**Directive**
Give the number of lines below that contain "this", with no other output.

**Material provided**
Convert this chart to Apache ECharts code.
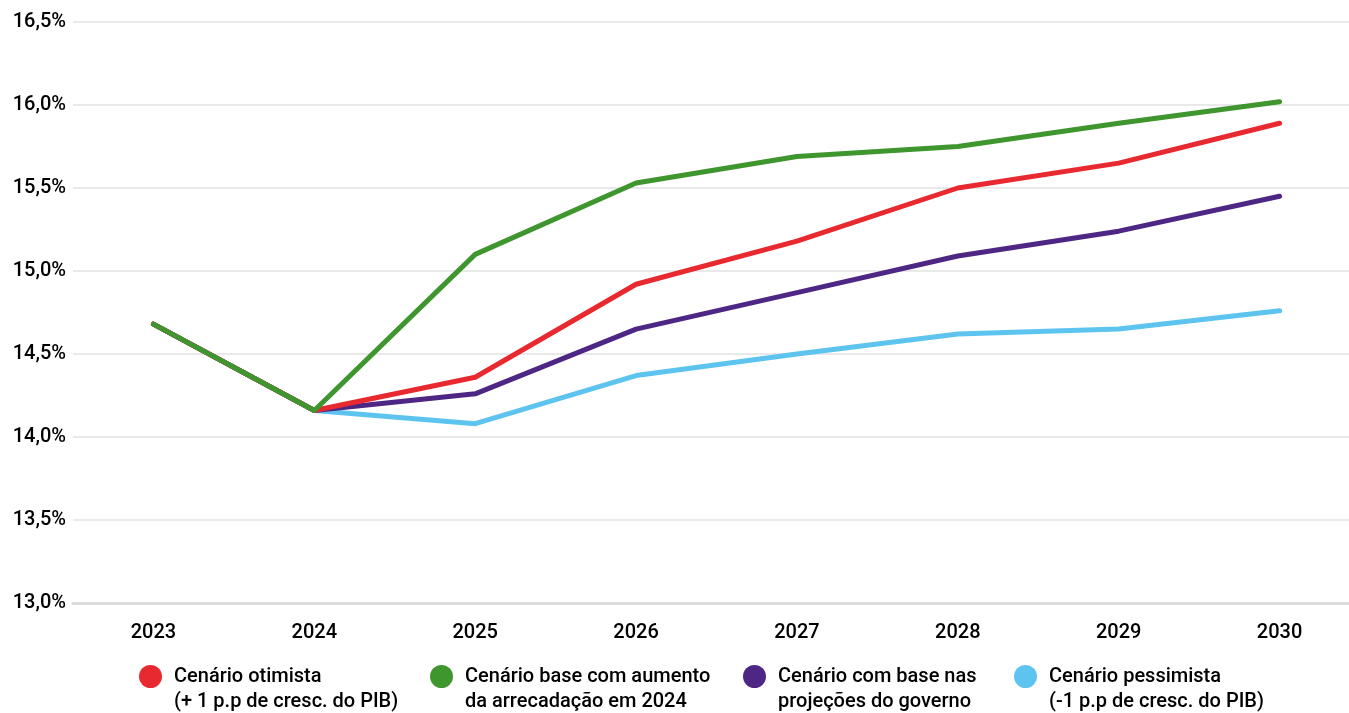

--

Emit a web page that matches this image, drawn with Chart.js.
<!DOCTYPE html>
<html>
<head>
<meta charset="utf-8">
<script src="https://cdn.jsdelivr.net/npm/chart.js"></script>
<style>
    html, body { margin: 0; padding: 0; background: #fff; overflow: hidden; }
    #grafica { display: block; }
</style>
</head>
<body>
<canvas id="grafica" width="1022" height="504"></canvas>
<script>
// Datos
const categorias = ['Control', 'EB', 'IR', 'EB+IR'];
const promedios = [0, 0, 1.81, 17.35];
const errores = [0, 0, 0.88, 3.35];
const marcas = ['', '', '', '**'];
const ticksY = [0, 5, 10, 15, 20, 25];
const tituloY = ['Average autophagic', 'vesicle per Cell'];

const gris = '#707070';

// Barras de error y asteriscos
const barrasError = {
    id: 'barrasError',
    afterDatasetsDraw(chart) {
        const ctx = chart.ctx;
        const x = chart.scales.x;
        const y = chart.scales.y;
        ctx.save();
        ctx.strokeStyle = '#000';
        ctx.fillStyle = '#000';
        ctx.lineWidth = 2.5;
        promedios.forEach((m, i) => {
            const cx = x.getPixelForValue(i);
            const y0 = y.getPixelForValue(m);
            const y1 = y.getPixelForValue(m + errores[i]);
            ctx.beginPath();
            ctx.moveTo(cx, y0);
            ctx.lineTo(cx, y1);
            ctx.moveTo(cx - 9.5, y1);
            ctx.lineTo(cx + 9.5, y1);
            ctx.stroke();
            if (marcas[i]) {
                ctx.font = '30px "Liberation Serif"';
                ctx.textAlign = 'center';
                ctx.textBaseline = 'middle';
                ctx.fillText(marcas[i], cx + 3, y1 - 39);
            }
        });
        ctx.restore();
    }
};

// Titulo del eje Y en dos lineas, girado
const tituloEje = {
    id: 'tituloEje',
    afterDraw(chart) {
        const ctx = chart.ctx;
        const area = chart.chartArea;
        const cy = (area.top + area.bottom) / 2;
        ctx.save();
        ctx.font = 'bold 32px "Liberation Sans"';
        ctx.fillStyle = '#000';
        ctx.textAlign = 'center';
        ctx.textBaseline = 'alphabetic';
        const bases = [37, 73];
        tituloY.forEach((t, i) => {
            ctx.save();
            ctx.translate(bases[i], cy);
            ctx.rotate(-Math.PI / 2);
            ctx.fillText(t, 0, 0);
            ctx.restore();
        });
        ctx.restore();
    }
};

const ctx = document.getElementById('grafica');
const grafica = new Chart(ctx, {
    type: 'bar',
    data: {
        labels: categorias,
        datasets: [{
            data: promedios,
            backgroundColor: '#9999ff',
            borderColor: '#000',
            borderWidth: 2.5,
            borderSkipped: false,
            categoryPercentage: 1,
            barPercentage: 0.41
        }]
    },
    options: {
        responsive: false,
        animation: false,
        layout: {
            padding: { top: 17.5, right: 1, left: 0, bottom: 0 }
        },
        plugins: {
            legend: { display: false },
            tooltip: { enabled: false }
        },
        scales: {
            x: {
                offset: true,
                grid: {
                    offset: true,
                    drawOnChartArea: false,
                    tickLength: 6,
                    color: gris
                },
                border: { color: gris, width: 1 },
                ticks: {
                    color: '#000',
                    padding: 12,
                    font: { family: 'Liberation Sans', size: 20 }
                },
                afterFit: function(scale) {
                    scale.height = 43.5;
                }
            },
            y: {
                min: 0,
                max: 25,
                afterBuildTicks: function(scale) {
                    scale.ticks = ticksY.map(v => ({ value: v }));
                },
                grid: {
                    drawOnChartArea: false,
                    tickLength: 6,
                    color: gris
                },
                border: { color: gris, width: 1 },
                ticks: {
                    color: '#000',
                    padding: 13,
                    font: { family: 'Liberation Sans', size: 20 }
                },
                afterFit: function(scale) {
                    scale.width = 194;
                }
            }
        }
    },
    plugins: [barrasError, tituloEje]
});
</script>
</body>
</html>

--

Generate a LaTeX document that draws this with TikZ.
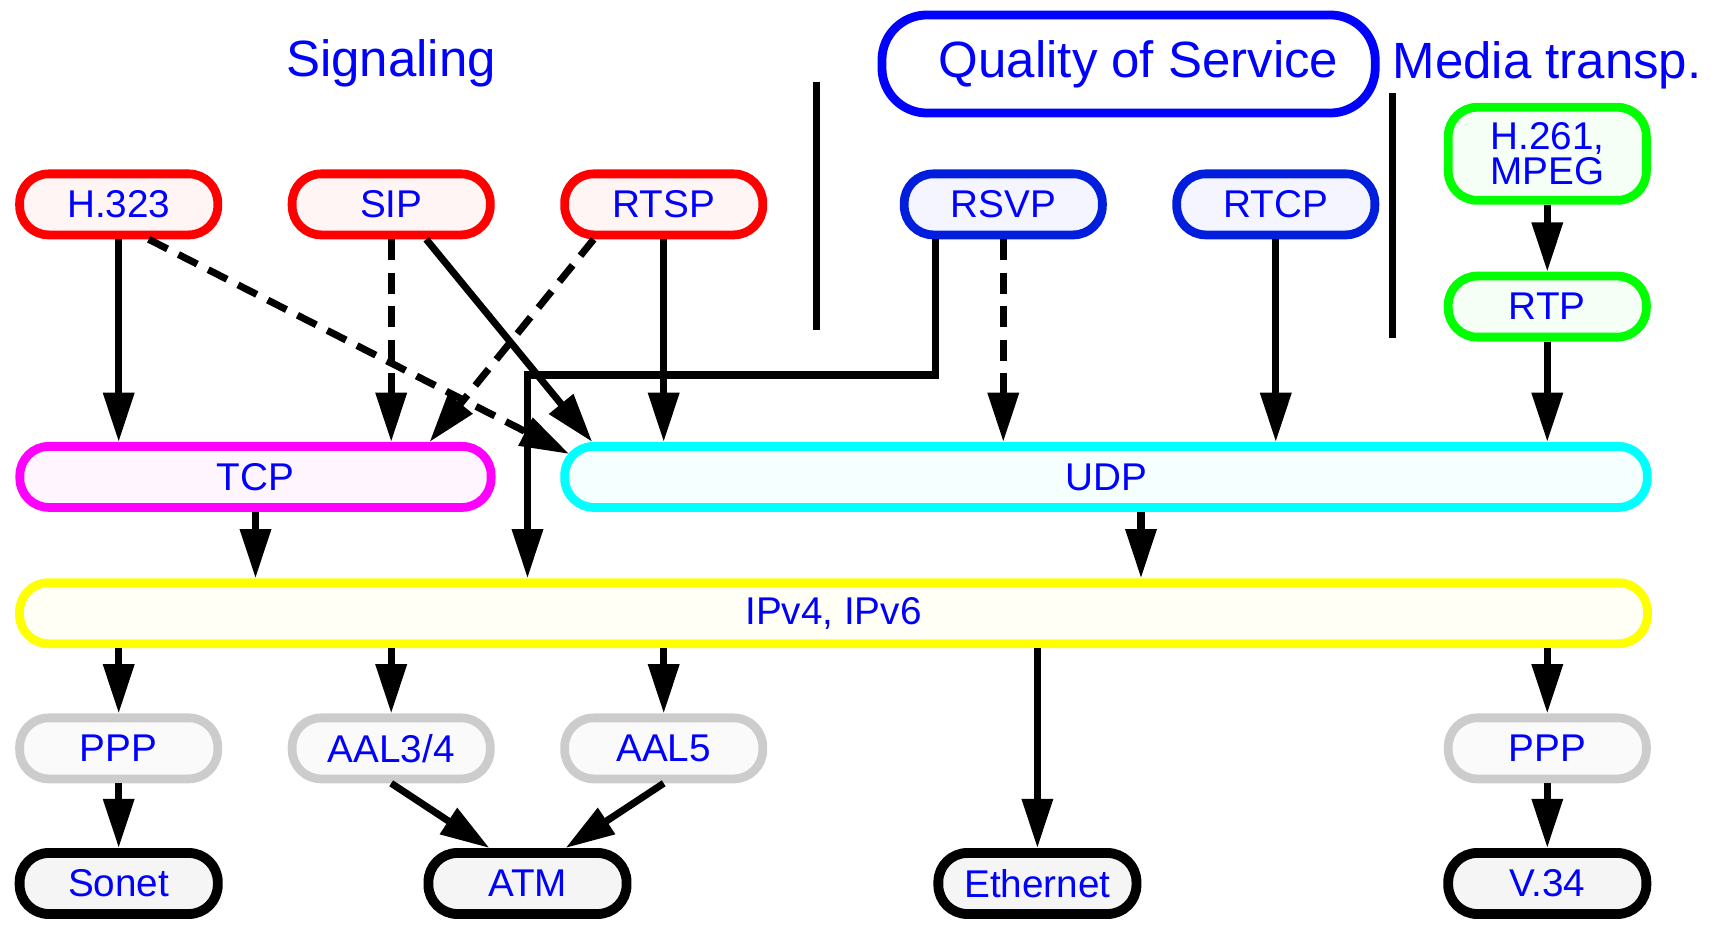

**Correct response**
3